Make sure your contract is easy to read and understand—and has been reviewed by an attorney. Review it with every client at the consultation and when they sign. It’s important to include a detailed scope of work, deliverables, the agreed-upon design fee, payment schedules, timelines for completion and communication, purchase terms, a custom orders addendum and a clause addressing scope creep. I also include my purchase terms, specifying that I provide a discount split on products based on the discounts I receive, noting that if a client finds the same product for less, it does not change the price of the product I specified.” —Veronica Solomon is the owner and lead designer at Casa Vilora Interiors based in Katy, Texas.
KEEP IT SIMPLE
“At minimum, an emerging interior designer needs a contract that protects from liability of work done by other contractors and spells out the warranties and non-refundable terms of sale for any goods you are selling from outside vendors. However, beyond this basic coverage, my advice is to keep it simple. Design contracts tend to get lengthy because our role as a designer is often multifaceted and each project varies considerably. Because I charge by the hour, I write my contracts with a loose scope of work. As long as my time is covered, I don’t mind if the scope expands or contracts.

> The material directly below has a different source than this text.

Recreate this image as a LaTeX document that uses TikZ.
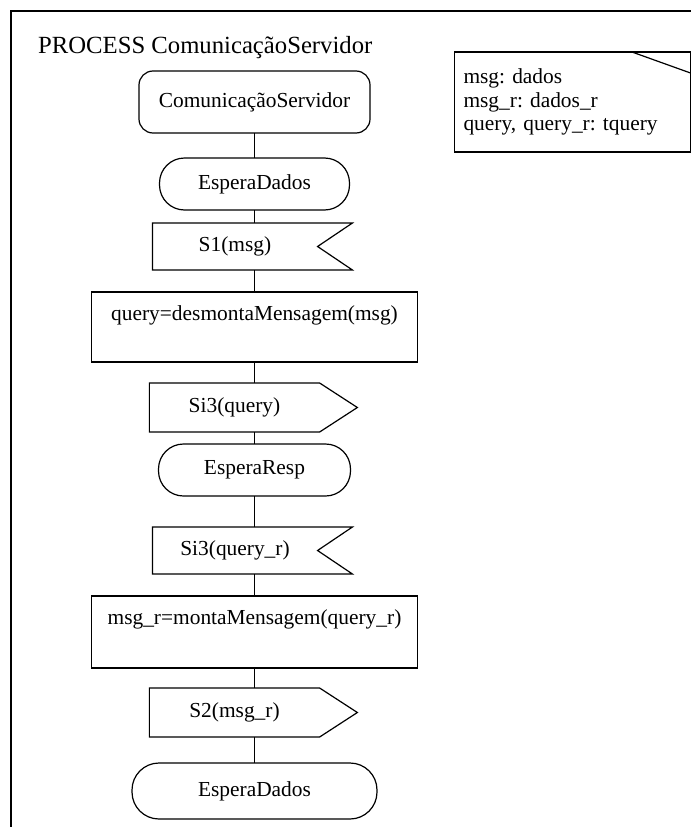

“I once had a client call asking for a living room sofa, yet she could not decide on one because she was unsure which wall it should go on or how large it should be. Once I did a space plan, we determined we should open one wall to connect the living room to the family room and close off another wall that was open to the home office. That snowballed into new flooring throughout the entire first floor and a kitchen renovation. Because my contract allows flexibility in scope, it still worked!
“The expanded project will probably require more funds than originally anticipated, and we may need to work in phases or push back the start date until the client has enough funds. For this reason, I also do not put expiration dates on my contracts. I want the client’s project done once and done right—without any time constraints. The client is free to stop work whenever they choose, as long as I am paid in full for the work done to date. I find that by going this route, and listing optional services as opposed to asking prospective clients to sign off on specific services, the initial pressure to enter into a large, detailed contract is removed.” —Kristen Benavides is the co-owner and principal designer at Benavides Design House in Medford, New Jersey.